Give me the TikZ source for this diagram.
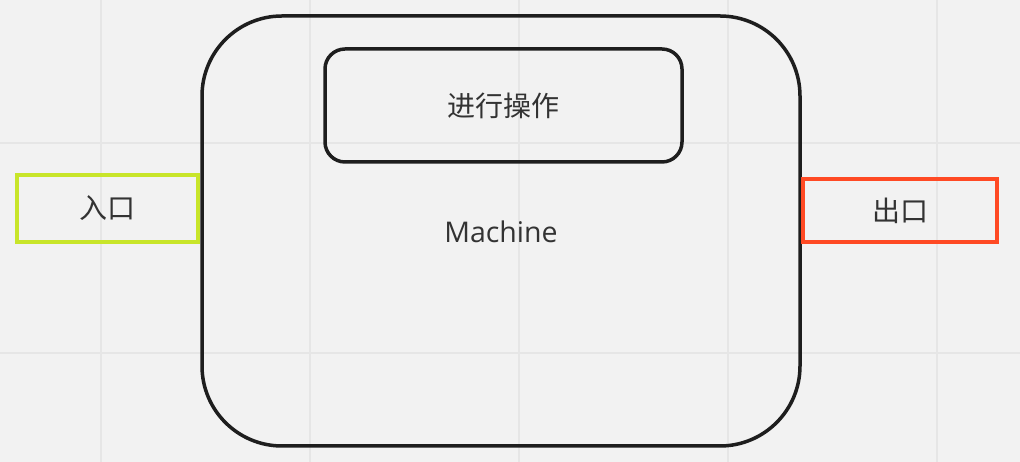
\documentclass[tikz,border=0pt]{standalone}
\usepackage{fontspec}
\setmainfont{Open Sans}
\newfontfamily\cjk{Noto Sans CJK SC}
\definecolor{bg}{HTML}{F2F2F2}
\definecolor{gridc}{HTML}{E6E6E6}
\definecolor{txt}{HTML}{333333}
\definecolor{ingreen}{HTML}{C8E52A}
\definecolor{outred}{HTML}{FF4A24}
\definecolor{frame}{HTML}{1E1E1E}
\tikzset{
  lbl/.style={text=txt, font=\fontsize{28.5}{32}\selectfont},
  cjklbl/.style={text=txt, font=\cjk\fontsize{28}{32}\selectfont},
  portbox/.style={draw, line width=3.5pt, minimum height=#1, inner sep=0pt, cjklbl},
}
\begin{document}
\begin{tikzpicture}[x=1pt,y=1pt]
\fill[bg] (0,0) rectangle (1020,462);
\useasboundingbox (0,0) rectangle (1020,462);
% grid
\foreach \gx in {101,310,519,728,937} \draw[gridc, line width=1.5pt] (\gx,0) -- (\gx,462);
\foreach \gy in {109,319} \draw[gridc, line width=1.5pt] (0,\gy) -- (1020,\gy);
% machine
\node[draw=frame, line width=3.5pt, rounded corners=80pt, minimum width=598pt, minimum height=430pt, inner sep=0pt] (machine) at (501,231) {};
\node[lbl] (mtext) at (501,230) {Machine};
\node[draw=frame, line width=3.5pt, rounded corners=20pt, minimum width=357pt, minimum height=113pt, inner sep=0pt, cjklbl] (op) at (503.5,356.5) {进行操作};
% ports
\node[portbox=67pt, draw=ingreen, minimum width=181pt] (in) at (107.5,253.5) {入口};
\node[portbox=63pt, draw=outred, minimum width=194pt] (out) at (900,251.5) {出口};
\end{tikzpicture}
\end{document}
___
Task requirements:
Images should not appear in the copy; retype the listing above exactly.

Result of the exercise:
Give me the TikZ source for this diagram.
\documentclass[tikz,border=0pt]{standalone}
\usepackage{fontspec}
\setmainfont{Open Sans}
\newfontfamily\cjk{Noto Sans CJK SC}
\definecolor{bg}{HTML}{F2F2F2}
\definecolor{gridc}{HTML}{E6E6E6}
\definecolor{txt}{HTML}{333333}
\definecolor{ingreen}{HTML}{C8E52A}
\definecolor{outred}{HTML}{FF4A24}
\definecolor{frame}{HTML}{1E1E1E}
\tikzset{
  lbl/.style={text=txt, font=\fontsize{28.5}{32}\selectfont},
  cjklbl/.style={text=txt, font=\cjk\fontsize{28}{32}\selectfont},
  portbox/.style={draw, line width=3.5pt, minimum height=#1, inner sep=0pt, cjklbl},
}
\begin{document}
\begin{tikzpicture}[x=1pt,y=1pt]
\fill[bg] (0,0) rectangle (1020,462);
\useasboundingbox (0,0) rectangle (1020,462);
% grid
\foreach \gx in {101,310,519,728,937} \draw[gridc, line width=1.5pt] (\gx,0) -- (\gx,462);
\foreach \gy in {109,319} \draw[gridc, line width=1.5pt] (0,\gy) -- (1020,\gy);
% machine
\node[draw=frame, line width=3.5pt, rounded corners=80pt, minimum width=598pt, minimum height=430pt, inner sep=0pt] (machine) at (501,231) {};
\node[lbl] (mtext) at (501,230) {Machine};
\node[draw=frame, line width=3.5pt, rounded corners=20pt, minimum width=357pt, minimum height=113pt, inner sep=0pt, cjklbl] (op) at (503.5,356.5) {进行操作};
% ports
\node[portbox=67pt, draw=ingreen, minimum width=181pt] (in) at (107.5,253.5) {入口};
\node[portbox=63pt, draw=outred, minimum width=194pt] (out) at (900,251.5) {出口};
\end{tikzpicture}
\end{document}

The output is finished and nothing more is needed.